_AIM:_ Starting at the line that contains "Write the TikZ code for this diagram." and stopping after the line that contains "(5.28,0.28) -- (5.28,0);", copy the lines exactly. Pictures are left out.

───── INFORMATION GIVEN ─────

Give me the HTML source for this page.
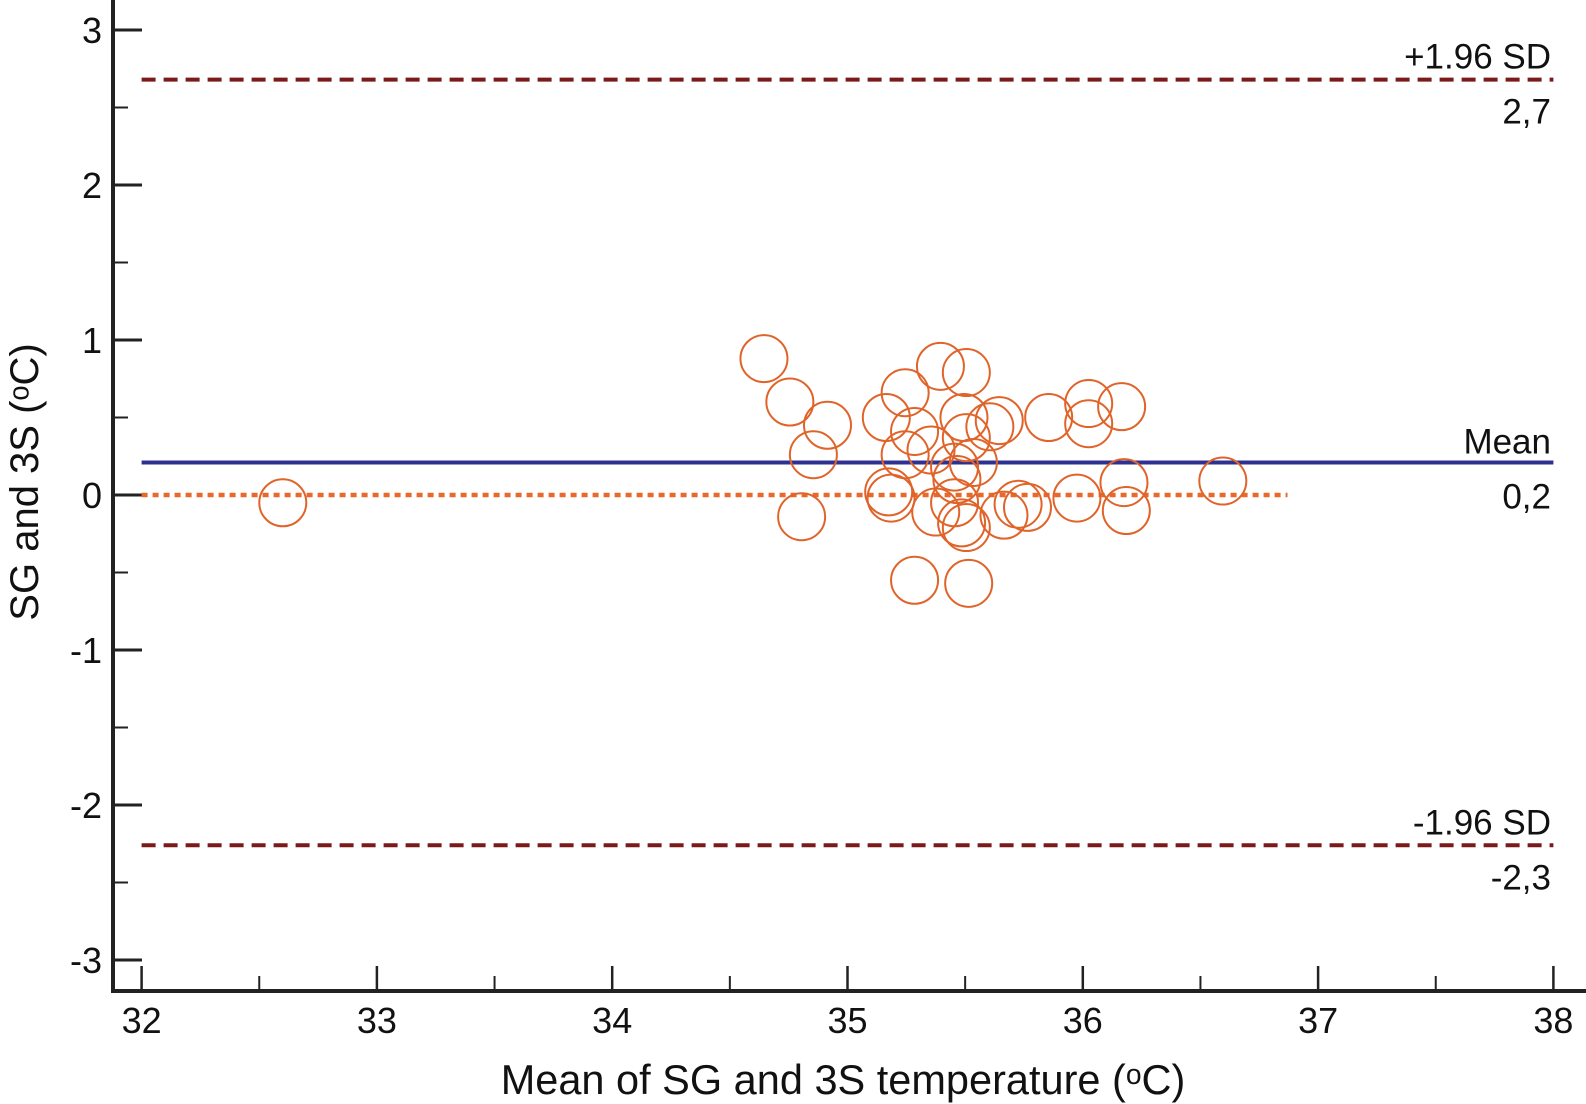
<!DOCTYPE html>
<html><head><meta charset="utf-8"><style>
html,body{margin:0;padding:0;background:#fff;}
svg{display:block;font-family:"Liberation Sans",Arial,sans-serif;}
</style></head><body>
<svg id="chart" width="1586" height="1104" viewBox="0 0 1586 1104" xmlns="http://www.w3.org/2000/svg">
<g id="axes"></g>
<g id="lines"></g>
<g id="points"></g>
<g id="labels"></g>
</svg>
<script>
const xTicks = [32,33,34,35,36,37,38];
const yTicks = [-3,-2,-1,0,1,2,3];
const xVals = [32.60,34.645,34.755,34.915,34.855,34.805,35.245,35.395,35.505,35.165,35.285,35.245,35.355,35.495,35.505,35.645,35.605,35.455,35.535,35.465,35.175,35.185,35.375,35.455,35.485,35.505,35.665,35.725,35.765,35.855,36.025,36.025,36.165,35.975,36.175,36.185,36.595,35.285,35.515];
const yVals = [-0.05,0.88,0.60,0.45,0.26,-0.14,0.66,0.83,0.79,0.50,0.41,0.26,0.29,0.50,0.37,0.48,0.44,0.18,0.21,0.10,0.02,-0.02,-0.11,-0.05,-0.18,-0.21,-0.13,-0.06,-0.08,0.50,0.59,0.46,0.57,-0.02,0.08,-0.10,0.09,-0.55,-0.57];
const meanVal = 0.21;
const upperVal = 2.68;
const lowerVal = -2.26;
const meanLabel = "0,2", upperLabel = "2,7", lowerLabel = "-2,3";

const NS = "http://www.w3.org/2000/svg";
const X = v => 141.6 + (v - 32) * 235.3;
const Y = v => 495 - v * 155;
function mk(tag, attrs, parent, text) {
  const e = document.createElementNS(NS, tag);
  for (const k in attrs) e.setAttribute(k, attrs[k]);
  if (text !== undefined) e.textContent = text;
  parent.appendChild(e);
  return e;
}
const axes = document.getElementById('axes');
const lines = document.getElementById('lines');
const pts = document.getElementById('points');
const labels = document.getElementById('labels');

let el = mk('line', {x1:113, y1:0, x2:113, y2:993, stroke:'#222', 'stroke-width':4}, axes);


el = mk('line', {x1:111, y1:991, x2:1586, y2:991, stroke:'#222', 'stroke-width':4}, axes);



yTicks.forEach(t => {
  const e = mk('line', {x1:113, y1:Y(t), x2:142, y2:Y(t), stroke:'#222', 'stroke-width':3}, axes);
  
  
  const lb = mk('text', {x:102, y:Y(t)+13, 'text-anchor':'end', 'font-size':36, fill:'#111'}, axes, String(t));
  
  
  if (t < 3) {
    const m = mk('line', {x1:113, y1:Y(t+0.5), x2:128, y2:Y(t+0.5), stroke:'#222', 'stroke-width':2}, axes);
    
    
  }
});
xTicks.forEach(t => {
  const e = mk('line', {x1:X(t), y1:991, x2:X(t), y2:966, stroke:'#222', 'stroke-width':2.5}, axes);
  
  
  const lb = mk('text', {x:X(t), y:1033, 'text-anchor':'middle', 'font-size':36, fill:'#111'}, axes, String(t));
  
  
  if (t < 38) {
    const m = mk('line', {x1:X(t+0.5), y1:991, x2:X(t+0.5), y2:976, stroke:'#222', 'stroke-width':2}, axes);
    
    
  }
});

el = mk('line', {x1:X(32.0), y1:Y(upperVal), x2:X(38), y2:Y(upperVal), stroke:'#7a1a1a', 'stroke-width':4, 'stroke-dasharray':'14 8'}, lines);


el = mk('line', {x1:X(32.0), y1:Y(lowerVal), x2:X(38), y2:Y(lowerVal), stroke:'#7a1a1a', 'stroke-width':4, 'stroke-dasharray':'14 8'}, lines);


el = mk('line', {x1:X(32.0), y1:Y(meanVal), x2:X(38), y2:Y(meanVal), stroke:'#2e3192', 'stroke-width':4}, lines);


el = mk('line', {x1:X(32.0), y1:Y(0), x2:X(36.87), y2:Y(0), stroke:'#e8692c', 'stroke-width':4.5, 'stroke-dasharray':'6 5'}, lines);



xVals.forEach((xv, i) => {
  const c = mk('circle', {cx:X(xv), cy:Y(yVals[i]), r:23.5, fill:'none', stroke:'#e0642a', 'stroke-width':2}, pts);
  
  
});

function lab(txt, y, name) {
  const t = mk('text', {x:1551, y:y, 'text-anchor':'end', 'font-size':35, fill:'#111'}, labels, txt);
  
  
}
lab('+1.96 SD', Y(upperVal)-11, 'upper-limit-label');
lab(upperLabel, Y(upperVal)+44, 'upper-limit-value');
lab('Mean', Y(meanVal)-9, 'mean-label');
lab(meanLabel, Y(meanVal)+46, 'mean-value');
lab('-1.96 SD', Y(lowerVal)-11, 'lower-limit-label');
lab(lowerLabel, Y(lowerVal)+44, 'lower-limit-value');

el = mk('text', {x:843, y:1094, 'text-anchor':'middle', 'font-size':41.5, fill:'#111'}, labels, 'Mean of SG and 3S temperature (\u1D52C)');


el = mk('text', {x:0, y:0, 'text-anchor':'middle', 'font-size':40, fill:'#111', transform:'translate(38,482) rotate(-90)'}, labels, 'SG and 3S (\u1D52C)');


</script>
</body></html>
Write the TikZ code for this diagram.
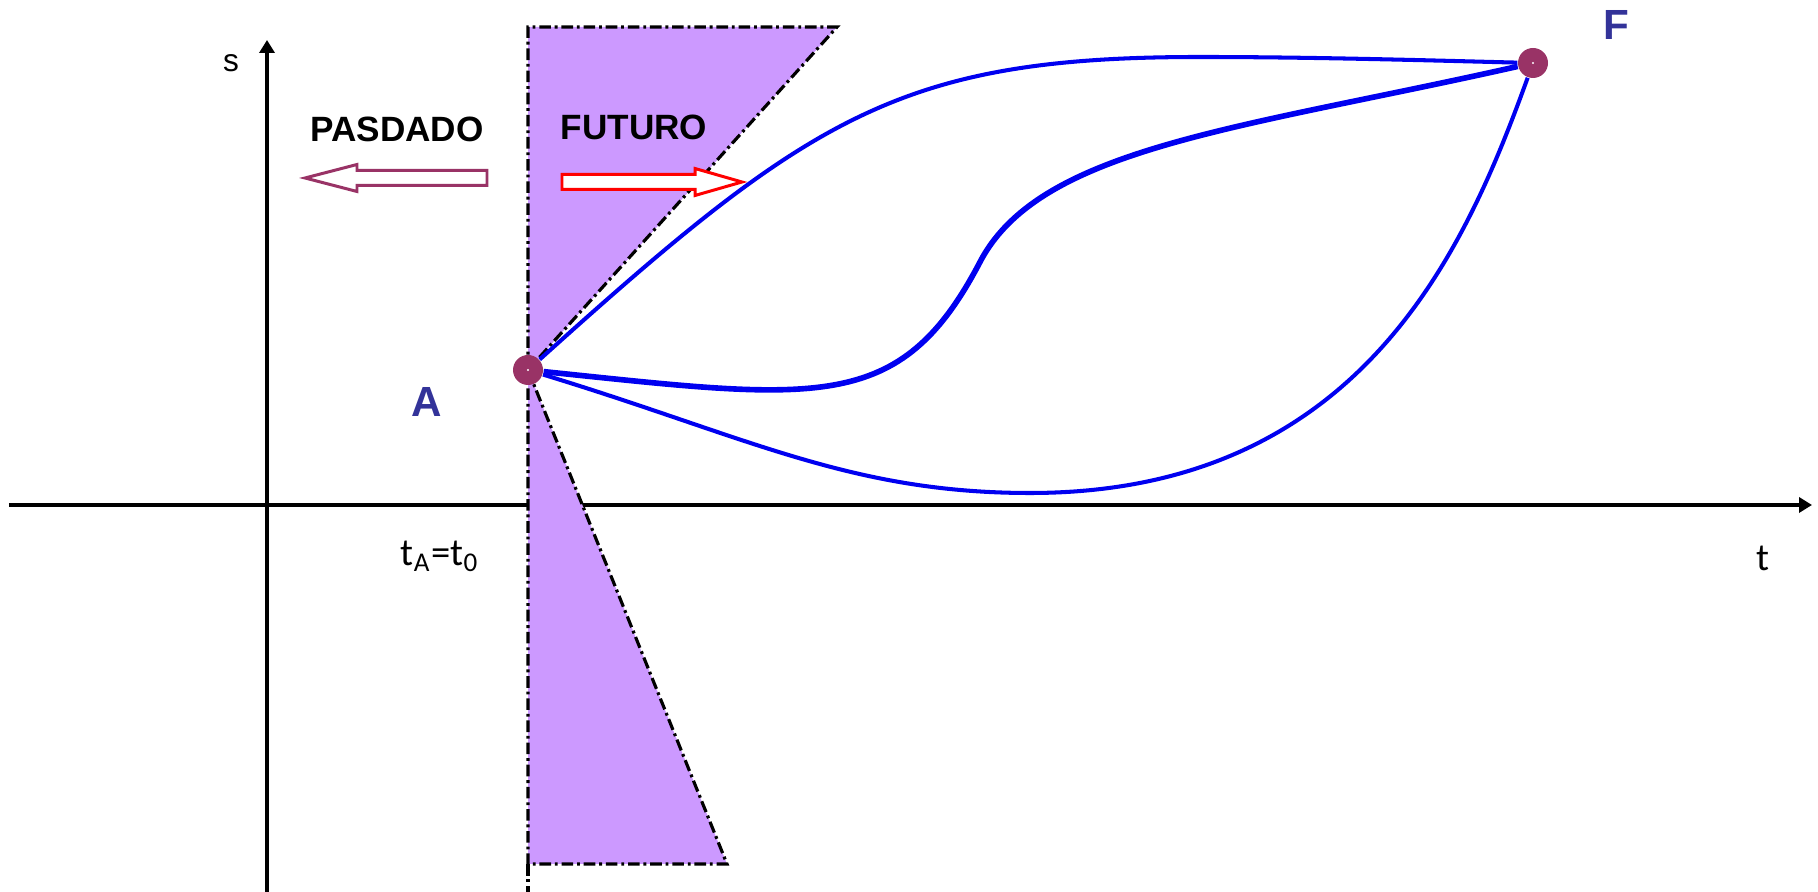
\documentclass[tikz,border=0pt]{standalone}
\usepackage{fontspec}
\setmainfont{Liberation Sans}
\newfontfamily\calibrifont{Carlito}
\usetikzlibrary{arrows.meta}

\definecolor{conecolor}{HTML}{CC99FF}
\definecolor{eventcolor}{HTML}{993366}
\definecolor{labelblue}{HTML}{333399}
\definecolor{lineblue}{HTML}{0000F0}

\begin{document}
\begin{tikzpicture}[
    >={Triangle[length=3.7pt,width=4.3pt]},
    axis/.style={->, line width=0.9pt},
    cone/.style={fill=conecolor, draw=black, line width=0.9pt,
        dash pattern=on 3.3pt off 1.1pt on 0.8pt off 1.1pt},
    event/.style={circle, fill=eventcolor, minimum size=0.30cm, inner sep=0pt},
    eventlabel/.style={font=\fontsize{12}{14}\selectfont\bfseries, text=labelblue},
    zone/.style={font=\fontsize{10}{12}\selectfont\bfseries},
    blockarrow/.style={fill=white, line width=0.85pt, line join=miter},
    worldline/.style={lineblue, line width=1.15pt}
]
\useasboundingbox (0,0) rectangle (18.18,8.92);

% axes
\draw[axis] (2.67,0) -- (2.67,8.52);
\draw[axis] (0.09,3.87) -- (18.12,3.87);
\node[font=\fontsize{9}{11}\selectfont] (labs) at (2.31,8.29) {s};
\node[font=\calibrifont\fontsize{11}{13}\selectfont] (labt) at (17.63,3.34) {t};
\node[font=\calibrifont\fontsize{11}{13}\selectfont] (labtzero) at (4.40,3.36) {t\textsubscript{A}=t\textsubscript{0}};

% light cone at A
\coordinate (apex) at (5.28,5.22);
\filldraw[cone] (apex) -- (5.28,8.65) -- (8.37,8.65) -- cycle;
\filldraw[cone] (apex) -- (7.27,0.28) -- (5.28,0.28) -- cycle;
\draw[cone, fill=none] (5.28,0.28) -- (5.28,0);

% past / future
\node[zone] (pasado) at (3.97,7.63) {PASDADO};
\node[zone] (futuro) at (6.34,7.65) {FUTURO};
\draw[blockarrow, draw=eventcolor] (3.05,7.14) -- ++(0.52,0.135) -- ++(0,-0.06) -- ++(1.30,0)
    -- ++(0,-0.15) -- ++(-1.30,0) -- ++(0,-0.06) -- cycle;
\draw[blockarrow, draw=red] (7.42,7.10) -- ++(-0.47,0.135) -- ++(0,-0.06) -- ++(-1.33,0)
    -- ++(0,-0.15) -- ++(1.33,0) -- ++(0,-0.06) -- cycle;

% events
\node[event] (evA) at (apex) {};
\node[event] (evF) at (15.33,8.29) {};
\fill[white] (evA) circle (0.012);
\fill[white] (evF) circle (0.012);
\node[eventlabel] (labA) at (4.27,4.90) {A};
\node[eventlabel] (labF) at (16.16,8.67) {F};

% world lines from A to F
\draw[worldline] (evA) .. controls (8.10,7.76) and (9.00,8.35) .. (12.00,8.35)
    .. controls (13.20,8.35) and (14.50,8.31) .. (evF);
\draw[worldline, line width=1.6pt] (evA) .. controls (8.18,4.92) and (9.00,4.77) .. (9.80,6.30)
    .. controls (10.40,7.45) and (12.40,7.63) .. (evF);
\draw[worldline] (evA) .. controls (7.48,4.55) and (8.50,3.99) .. (10.30,3.99)
    .. controls (13.60,3.99) and (14.65,6.41) .. (evF);

\end{tikzpicture}
\end{document}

─────

_ANSWER TO THE TASK:_
Write the TikZ code for this diagram.
\documentclass[tikz,border=0pt]{standalone}
\usepackage{fontspec}
\setmainfont{Liberation Sans}
\newfontfamily\calibrifont{Carlito}
\usetikzlibrary{arrows.meta}

\definecolor{conecolor}{HTML}{CC99FF}
\definecolor{eventcolor}{HTML}{993366}
\definecolor{labelblue}{HTML}{333399}
\definecolor{lineblue}{HTML}{0000F0}

\begin{document}
\begin{tikzpicture}[
    >={Triangle[length=3.7pt,width=4.3pt]},
    axis/.style={->, line width=0.9pt},
    cone/.style={fill=conecolor, draw=black, line width=0.9pt,
        dash pattern=on 3.3pt off 1.1pt on 0.8pt off 1.1pt},
    event/.style={circle, fill=eventcolor, minimum size=0.30cm, inner sep=0pt},
    eventlabel/.style={font=\fontsize{12}{14}\selectfont\bfseries, text=labelblue},
    zone/.style={font=\fontsize{10}{12}\selectfont\bfseries},
    blockarrow/.style={fill=white, line width=0.85pt, line join=miter},
    worldline/.style={lineblue, line width=1.15pt}
]
\useasboundingbox (0,0) rectangle (18.18,8.92);

% axes
\draw[axis] (2.67,0) -- (2.67,8.52);
\draw[axis] (0.09,3.87) -- (18.12,3.87);
\node[font=\fontsize{9}{11}\selectfont] (labs) at (2.31,8.29) {s};
\node[font=\calibrifont\fontsize{11}{13}\selectfont] (labt) at (17.63,3.34) {t};
\node[font=\calibrifont\fontsize{11}{13}\selectfont] (labtzero) at (4.40,3.36) {t\textsubscript{A}=t\textsubscript{0}};

% light cone at A
\coordinate (apex) at (5.28,5.22);
\filldraw[cone] (apex) -- (5.28,8.65) -- (8.37,8.65) -- cycle;
\filldraw[cone] (apex) -- (7.27,0.28) -- (5.28,0.28) -- cycle;
\draw[cone, fill=none] (5.28,0.28) -- (5.28,0);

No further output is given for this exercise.